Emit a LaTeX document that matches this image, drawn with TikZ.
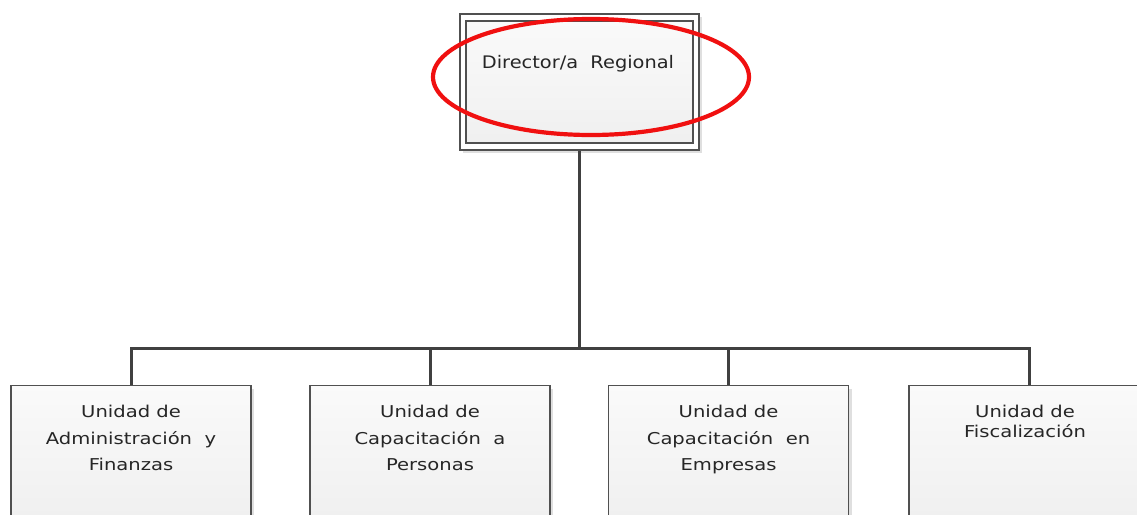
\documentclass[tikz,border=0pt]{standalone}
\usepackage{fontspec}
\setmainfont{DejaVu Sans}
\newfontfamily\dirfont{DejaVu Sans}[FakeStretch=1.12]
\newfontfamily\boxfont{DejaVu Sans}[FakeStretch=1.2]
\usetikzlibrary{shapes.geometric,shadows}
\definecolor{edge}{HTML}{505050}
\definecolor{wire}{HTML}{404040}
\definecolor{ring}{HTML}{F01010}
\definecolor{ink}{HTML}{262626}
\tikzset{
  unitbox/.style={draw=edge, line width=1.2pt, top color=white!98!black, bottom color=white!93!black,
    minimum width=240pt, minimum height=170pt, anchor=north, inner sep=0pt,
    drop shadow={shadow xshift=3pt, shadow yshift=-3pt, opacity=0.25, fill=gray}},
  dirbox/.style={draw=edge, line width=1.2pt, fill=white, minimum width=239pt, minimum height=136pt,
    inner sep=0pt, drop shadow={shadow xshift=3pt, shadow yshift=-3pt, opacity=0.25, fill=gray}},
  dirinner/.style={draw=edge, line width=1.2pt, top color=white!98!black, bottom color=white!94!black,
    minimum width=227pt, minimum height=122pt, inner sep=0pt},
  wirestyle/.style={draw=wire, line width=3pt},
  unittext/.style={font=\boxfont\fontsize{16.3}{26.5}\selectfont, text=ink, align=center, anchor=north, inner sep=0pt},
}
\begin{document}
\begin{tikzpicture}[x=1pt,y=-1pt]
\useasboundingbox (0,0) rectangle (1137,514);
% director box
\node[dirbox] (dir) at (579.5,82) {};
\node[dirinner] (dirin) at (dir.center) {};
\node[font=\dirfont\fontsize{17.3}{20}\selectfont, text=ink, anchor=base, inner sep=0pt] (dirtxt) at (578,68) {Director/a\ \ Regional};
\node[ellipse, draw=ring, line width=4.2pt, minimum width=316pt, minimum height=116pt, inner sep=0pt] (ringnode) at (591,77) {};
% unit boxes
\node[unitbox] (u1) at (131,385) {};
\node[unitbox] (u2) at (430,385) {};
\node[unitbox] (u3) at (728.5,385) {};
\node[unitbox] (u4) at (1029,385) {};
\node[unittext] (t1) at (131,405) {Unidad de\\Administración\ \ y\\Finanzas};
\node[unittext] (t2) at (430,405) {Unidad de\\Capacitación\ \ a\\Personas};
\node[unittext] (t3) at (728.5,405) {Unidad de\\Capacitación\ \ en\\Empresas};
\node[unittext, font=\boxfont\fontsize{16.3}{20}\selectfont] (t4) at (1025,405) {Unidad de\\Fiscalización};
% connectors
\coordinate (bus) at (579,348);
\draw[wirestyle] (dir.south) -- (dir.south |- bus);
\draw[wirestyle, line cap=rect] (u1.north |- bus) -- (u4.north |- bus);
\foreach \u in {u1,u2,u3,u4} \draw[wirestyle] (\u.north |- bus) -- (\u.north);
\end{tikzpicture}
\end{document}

◆ ◆ ◆ ◆ ◆ ◆ ◆

Leave out all pictures, then copy the remaining material exactly.

*Written solution*
Emit a LaTeX document that matches this image, drawn with TikZ.
\documentclass[tikz,border=0pt]{standalone}
\usepackage{fontspec}
\setmainfont{DejaVu Sans}
\newfontfamily\dirfont{DejaVu Sans}[FakeStretch=1.12]
\newfontfamily\boxfont{DejaVu Sans}[FakeStretch=1.2]
\usetikzlibrary{shapes.geometric,shadows}
\definecolor{edge}{HTML}{505050}
\definecolor{wire}{HTML}{404040}
\definecolor{ring}{HTML}{F01010}
\definecolor{ink}{HTML}{262626}
\tikzset{
  unitbox/.style={draw=edge, line width=1.2pt, top color=white!98!black, bottom color=white!93!black,
    minimum width=240pt, minimum height=170pt, anchor=north, inner sep=0pt,
    drop shadow={shadow xshift=3pt, shadow yshift=-3pt, opacity=0.25, fill=gray}},
  dirbox/.style={draw=edge, line width=1.2pt, fill=white, minimum width=239pt, minimum height=136pt,
    inner sep=0pt, drop shadow={shadow xshift=3pt, shadow yshift=-3pt, opacity=0.25, fill=gray}},
  dirinner/.style={draw=edge, line width=1.2pt, top color=white!98!black, bottom color=white!94!black,
    minimum width=227pt, minimum height=122pt, inner sep=0pt},
  wirestyle/.style={draw=wire, line width=3pt},
  unittext/.style={font=\boxfont\fontsize{16.3}{26.5}\selectfont, text=ink, align=center, anchor=north, inner sep=0pt},
}
\begin{document}
\begin{tikzpicture}[x=1pt,y=-1pt]
\useasboundingbox (0,0) rectangle (1137,514);
% director box
\node[dirbox] (dir) at (579.5,82) {};
\node[dirinner] (dirin) at (dir.center) {};
\node[font=\dirfont\fontsize{17.3}{20}\selectfont, text=ink, anchor=base, inner sep=0pt] (dirtxt) at (578,68) {Director/a\ \ Regional};
\node[ellipse, draw=ring, line width=4.2pt, minimum width=316pt, minimum height=116pt, inner sep=0pt] (ringnode) at (591,77) {};
% unit boxes
\node[unitbox] (u1) at (131,385) {};
\node[unitbox] (u2) at (430,385) {};
\node[unitbox] (u3) at (728.5,385) {};
\node[unitbox] (u4) at (1029,385) {};
\node[unittext] (t1) at (131,405) {Unidad de\\Administración\ \ y\\Finanzas};
\node[unittext] (t2) at (430,405) {Unidad de\\Capacitación\ \ a\\Personas};
\node[unittext] (t3) at (728.5,405) {Unidad de\\Capacitación\ \ en\\Empresas};
\node[unittext, font=\boxfont\fontsize{16.3}{20}\selectfont] (t4) at (1025,405) {Unidad de\\Fiscalización};
% connectors
\coordinate (bus) at (579,348);
\draw[wirestyle] (dir.south) -- (dir.south |- bus);
\draw[wirestyle, line cap=rect] (u1.north |- bus) -- (u4.north |- bus);
\foreach \u in {u1,u2,u3,u4} \draw[wirestyle] (\u.north |- bus) -- (\u.north);
\end{tikzpicture}
\end{document}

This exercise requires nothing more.